Avâmın Ve Havâsın Tövbesi
"BİD'AT EHLİ İLE OTURMA!"Bu mübarek zatın çok kerametleri görülmüştür. Çok ibâdet ederdi. Gece yatağını hazırladıkları vakit, yalnız kalınca;
"Ey yatak! Sen rahat ve hoş bir şeysin. Ama ben senin üzerinde yatmam!" dedikten sonra, sabaha kadar ibâdet ederdi.
Buyurdu ki: "Âzâları içinde yalnız dili ile şükreden kimsenin şükrü az olur. Çünkü gözün şükrü, bir hayır gördüğü zaman onu almak, eğer şer görürse onu örtmektir. Kulağın şükrü, bir hayır işittiği zaman onu ezberlemek, şer işitirse onu unutmaktır. Ellerin şükrü, onlarla hak olandan başkasını tutmamaktır.
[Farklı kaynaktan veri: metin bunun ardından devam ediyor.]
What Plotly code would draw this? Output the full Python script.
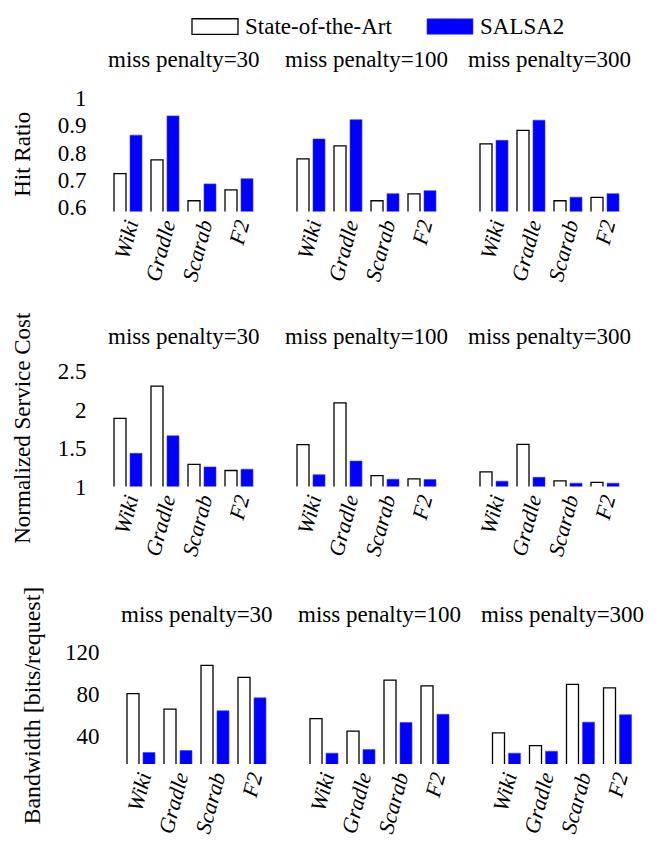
import plotly.graph_objects as go

W, H = 661, 842

categories = ["Wiki", "Gradle", "Scarab", "F2"]
penalties = [30, 100, 300]
series_names = ["State-of-the-Art", "SALSA2"]

hit_sota = [[0.723, 0.773, 0.623, 0.663],
            [0.777, 0.825, 0.623, 0.648],
            [0.832, 0.882, 0.623, 0.635]]
hit_salsa = [[0.864, 0.935, 0.685, 0.704],
             [0.850, 0.921, 0.649, 0.660],
             [0.845, 0.919, 0.636, 0.649]]

cost_sota = [[1.887, 2.308, 1.288, 1.209],
             [1.546, 2.090, 1.142, 1.099],
             [1.192, 1.550, 1.073, 1.053]]
cost_salsa = [[1.432, 1.660, 1.255, 1.225],
              [1.154, 1.331, 1.095, 1.091],
              [1.070, 1.120, 1.044, 1.044]]

bw_sota = [[80.0, 65.2, 106.8, 95.4],
           [56.3, 44.3, 92.9, 87.4],
           [42.8, 30.5, 88.9, 85.5]]
bw_salsa = [[24.0, 25.9, 63.7, 76.0],
            [23.4, 26.8, 52.6, 60.3],
            [23.4, 25.2, 52.9, 60.0]]

row_titles = ["Hit Ratio", "Normalized Service Cost", "Bandwidth [bits/request]"]
hit_ticks = [0.6, 0.7, 0.8, 0.9, 1.0]
hit_ticktext = ["0.6", "0.7", "0.8", "0.9", "1"]
cost_ticks = [1.0, 1.5, 2.0, 2.5]
cost_ticktext = ["1", "1.5", "2", "2.5"]
bw_ticks = [40, 80, 120]
bw_ticktext = ["40", "80", "120"]

FONT = "Liberation Serif, Times New Roman, Times, serif"
FS = 23
XFS = 22
BLUE = "#0000ff"

rows = [
    dict(sota=hit_sota, salsa=hit_salsa, yrange=[0.583, 1.002], ypx=[89.2, 206.5],
         ticks=hit_ticks, ticktext=hit_ticktext,
         xpx=[[109.5, 257.5], [292.5, 440.5], [475.5, 623.5]], title_y=50,
         ytitle_xy=(23, 148), ytitle_fs=23),
    dict(sota=cost_sota, salsa=cost_salsa, yrange=[1.0, 2.52], ypx=[369.3, 489.5],
         ticks=cost_ticks, ticktext=cost_ticktext,
         xpx=[[109.5, 257.5], [292.5, 440.5], [475.5, 623.5]], title_y=335,
         ytitle_xy=(23, 429), ytitle_fs=23),
    dict(sota=bw_sota, salsa=bw_salsa, yrange=[13.2, 122], ypx=[657.2, 775],
         ticks=bw_ticks, ticktext=bw_ticktext,
         xpx=[[122.5, 270.5], [305.5, 453.5], [488, 636]], title_y=621,
         ytitle_xy=(32, 715), ytitle_fs=24),
]

fig = go.Figure()
layout = dict(width=W, height=H, margin=dict(l=0, r=0, t=0, b=0),
              paper_bgcolor="white", plot_bgcolor="white",
              barmode="group", bargap=0.135, bargroupgap=0.25,
              showlegend=False, font=dict(family=FONT, size=FS, color="black"))
annotations = []
shapes = []

ticktext_x = ["<i>%s</i>" % c for c in categories]

idx = 0
for r, row in enumerate(rows):
    for c in range(3):
        idx += 1
        xa = "x" if idx == 1 else "x%d" % idx
        ya = "y" if idx == 1 else "y%d" % idx
        fig.add_trace(go.Bar(x=categories, y=row["sota"][c], name=series_names[0],
                             marker=dict(color="white", line=dict(color="black", width=1.3)),
                             xaxis=xa, yaxis=ya, base=0))
        fig.add_trace(go.Bar(x=categories, y=row["salsa"][c], name=series_names[1],
                             marker=dict(color=BLUE, line=dict(color="#3a3aff", width=0.6)),
                             xaxis=xa, yaxis=ya, base=0))
        x0, x1 = row["xpx"][c]
        y0, y1 = row["ypx"]
        layout["xaxis" if idx == 1 else "xaxis%d" % idx] = dict(
            domain=[x0 / W, x1 / W], anchor=ya, type="category",
            categoryorder="array", categoryarray=categories,
            range=[-0.5, 3.5], showgrid=False, showline=False, zeroline=False,
            tickmode="array", tickvals=categories, ticktext=ticktext_x,
            tickangle=-75, ticks="", ticklabelstandoff=-4,
            tickfont=dict(family=FONT, size=XFS))
        layout["yaxis" if idx == 1 else "yaxis%d" % idx] = dict(
            domain=[1 - y1 / H, 1 - y0 / H], anchor=xa, range=row["yrange"],
            showgrid=False, showline=False, zeroline=False,
            tickmode="array", tickvals=row["ticks"], ticktext=row["ticktext"],
            showticklabels=(c == 0), ticks="", ticklabelstandoff=22,
            tickfont=dict(family=FONT, size=FS))
        annotations.append(dict(text="miss penalty=%d" % penalties[c],
                                x=(x0 + x1) / 2 / W, y=1 - row["title_y"] / H,
                                xref="paper", yref="paper", showarrow=False,
                                xanchor="center", yanchor="middle",
                                font=dict(family=FONT, size=FS)))
    tx, ty = row["ytitle_xy"]
    annotations.append(dict(text=row_titles[r], x=tx / W, y=1 - ty / H,
                            xref="paper", yref="paper", showarrow=False,
                            textangle=-90, xanchor="center", yanchor="middle",
                            font=dict(family=FONT, size=row["ytitle_fs"])))

shapes.append(dict(type="rect", xref="paper", yref="paper",
                   x0=192 / W, x1=238 / W, y0=1 - 24 / H, y1=1 - 8 / H,
                   fillcolor="white", line=dict(color="black", width=1.3)))
shapes.append(dict(type="rect", xref="paper", yref="paper",
                   x0=427 / W, x1=473 / W, y0=1 - 24 / H, y1=1 - 8 / H,
                   fillcolor=BLUE, line=dict(color="#3a3aff", width=0.6)))
annotations.append(dict(text=series_names[0], x=243 / W, y=1 - 16 / H,
                        xref="paper", yref="paper", showarrow=False,
                        xanchor="left", yanchor="middle", font=dict(family=FONT, size=FS)))
annotations.append(dict(text=series_names[1], x=478 / W, y=1 - 16 / H,
                        xref="paper", yref="paper", showarrow=False,
                        xanchor="left", yanchor="middle", font=dict(family=FONT, size=FS)))

layout["annotations"] = annotations
layout["shapes"] = shapes
fig.update_layout(**layout)
fig.write_html("out.html", config={"displayModeBar": False},
               post_script="document.body.style.margin='0';document.body.style.overflow='hidden';")
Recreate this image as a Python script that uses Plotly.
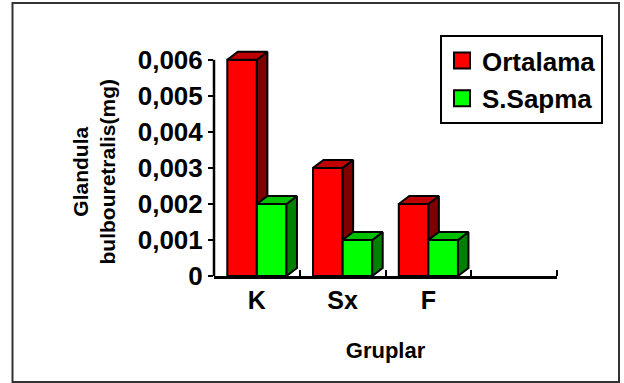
import plotly.graph_objects as go

# ---- data -------------------------------------------------------------
groups = ["K", "Sx", "F"]
ortalama = [0.006, 0.003, 0.002]      # mean
s_sapma = [0.002, 0.001, 0.001]       # standard deviation
y_ticks = [0, 0.001, 0.002, 0.003, 0.004, 0.005, 0.006]
y_tick_text = ["0", "0,001", "0,002", "0,003", "0,004", "0,005", "0,006"]

# ---- geometry -----------------------------------------------------------
W, H = 624, 383
L, R, T, B = 214, 67, 49, 107
PW, PH = W - L - R, H - T - B
Y_TOP = 0.0063
X_MIN, X_MAX = -0.5, 3.5              # one empty slot on the right

BAR_W = 0.345                          # bar width in category units
DX = 10.5 / PW * (X_MAX - X_MIN)       # 3-D depth, horizontal
DY = 8.0 / PH * Y_TOP                  # 3-D depth, vertical

FONT = "Arial, Liberation Sans, sans-serif"


def px_x(p):
    return (p - L) / PW


def px_y(p):
    return (H - B - p) / PH


def faces(values, offset):
    """Polygon outlines for the front, side and top faces of each bar."""
    front, side, top = ([], []), ([], []), ([], [])
    for i, v in enumerate(values):
        x0 = i + offset
        x1 = x0 + BAR_W
        for (xs, ys), px, py in (
            (front, [x0, x1, x1, x0, x0], [0, 0, v, v, 0]),
            (side, [x1, x1 + DX, x1 + DX, x1, x1], [0, DY, v + DY, v, 0]),
            (top, [x0, x1, x1 + DX, x0 + DX, x0], [v, v, v + DY, v + DY, v]),
        ):
            xs.extend(px + [None])
            ys.extend(py + [None])
    return front, side, top


series = [
    ("Ortalama", ortalama, -BAR_W, ("#FF0000", "#800000", "#C00000")),
    ("S.Sapma", s_sapma, 0.0, ("#00FF00", "#008000", "#00C000")),
]

fig = go.Figure()

for name, values, offset, colors in series:
    for (xs, ys), col in zip(faces(values, offset), colors):
        fig.add_trace(go.Scatter(
            x=xs, y=ys, mode="lines", fill="toself", fillcolor=col,
            line=dict(color="black", width=2), showlegend=False,
            hoverinfo="skip",
        ))

# legend entries
for name, values, offset, colors in series:
    fig.add_trace(go.Scatter(
        x=[None], y=[None], mode="markers", name=name, legendgroup=name,
        marker=dict(symbol="square", size=16, color=colors[0],
                    line=dict(color="black", width=2)),
    ))

fig.update_layout(
    width=W, height=H,
    margin=dict(l=L, r=R, t=T, b=B),
    paper_bgcolor="white", plot_bgcolor="white",
    font=dict(family=FONT, color="black"),
    showlegend=True,
    legend=dict(
        x=px_x(440), y=px_y(35), xanchor="left", yanchor="top",
        bgcolor="white", bordercolor="black", borderwidth=2,
        font=dict(size=26, weight="bold"),
        itemwidth=30, traceorder="grouped", tracegroupgap=1,
    ),
    xaxis=dict(
        range=[X_MIN, X_MAX], tickmode="array",
        tickvals=list(range(len(groups))), ticktext=groups,
        ticks="", showgrid=False, zeroline=False,
        showline=True, linecolor="black", linewidth=2.5,
        tickfont=dict(size=25, weight="bold"),
        minor=dict(tickmode="array",
                   tickvals=[X_MIN + k for k in range(5)],
                   ticks="inside", ticklen=6, tickwidth=2,
                   tickcolor="black", showgrid=False),
        title=dict(text="Gruplar", font=dict(size=22, weight="bold"),
                   standoff=30),
    ),
    yaxis=dict(
        range=[0, Y_TOP], tickmode="array",
        tickvals=y_ticks, ticktext=y_tick_text,
        ticks="outside", ticklen=5, tickwidth=2, tickcolor="black",
        showgrid=False, zeroline=False, showline=False,
        tickfont=dict(size=26, weight="bold"),
    ),
    annotations=[dict(
        text="Glandula<br>bulbouretralis(mg)", textangle=-90,
        xref="paper", yref="paper", x=px_x(93.5), y=px_y(172),
        xanchor="center", yanchor="middle", showarrow=False,
        font=dict(size=21, weight="bold"),
    )],
    shapes=[
        # y axis line, from 0 up to the last tick only
        dict(type="line", xref="paper", yref="y", x0=0, x1=0,
             y0=0, y1=y_ticks[-1], line=dict(color="black", width=2.5),
             layer="above"),
        # outer frame
        dict(type="rect", xref="paper", yref="paper",
             x0=px_x(12.5), x1=px_x(619), y0=px_y(382), y1=px_y(3),
             line=dict(color="#333333", width=2)),
    ],
)

fig.write_html("out.html")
Midenin şükrü, ilim ve hilm ile dolu olmak; ayakların şükrü de, iyilikten başkasına gitmemektir. Kim böyle yaparsa hakikaten şükredenlerden olur."
"Bid'at ehli ile oturana, hikmet verilmez. Bid'at ehli ile oturanın üzerine lânet inmesinden korkarım. Kim bid'at ehlini severse, Allahü teâlâ onun amelini yok eder ve kalbinden İslâm nûrunu çıkarır."
"Tövbe iki çeşittir. Biri avâmın tövbesi, biri de seçilmişlerin tövbesidir. Avâmın tövbesi günâhlardan tövbedir. Seçil-mişlerin tövbesi gafletten tövbedir. Avâm ile havâsın, seçilmişlerin tövbelerinde fark vardır. Avâm, günahlardan ve kötülüklerden tövbe eder. Havâs ise bunları zâten işlemez. Fakat onların tövbesi yanılmaktan, gaflete düşmekten ve yaptığı ibâdet ve tâatı sebebiyle kendini beğenme korkusundan tövbedir.
"ÖYLE ÜMİTLİ OL Kİ!.."
"Ey Âdemoğlu! Allahü teâlânın rahmetinden öyle ümitli ol ki, bu ümidin seni, Allahü teâlânın mekrinden emin kılmasın. Eğer bundan emin olursan, günâhları işler, Allahü teâlânın gazâbına uğrarsın. Yine Allahü teâlâdan öyle kork ki, bu korku O'nun rahmetinden ümidini kestirmesin. Ne kadar günahkâr olursan ol, yine de Allahü teâlânın rahmet ve merhametinden ümidli ol. Tövbe ederek Allah'a dön. Günâhı çok yapıyorsunuz. Halbuki istiğfârı çok yapmalısınız. Çünkü, insan âhirette, amel defterinde iki satır arasında istiğfâr görünce çok sevinir."
Ali el-Masisi hazretleri, hayâtının sonlarına doğru; "Kırk yıldır beni üzen tek şey, sabahın olmasıdır" buyurdu. O, gece ibâdetine doyamadan sabah oluyordu. 822 (H.207) yılında Masisa'da vefât etti. Oraya defnedildi.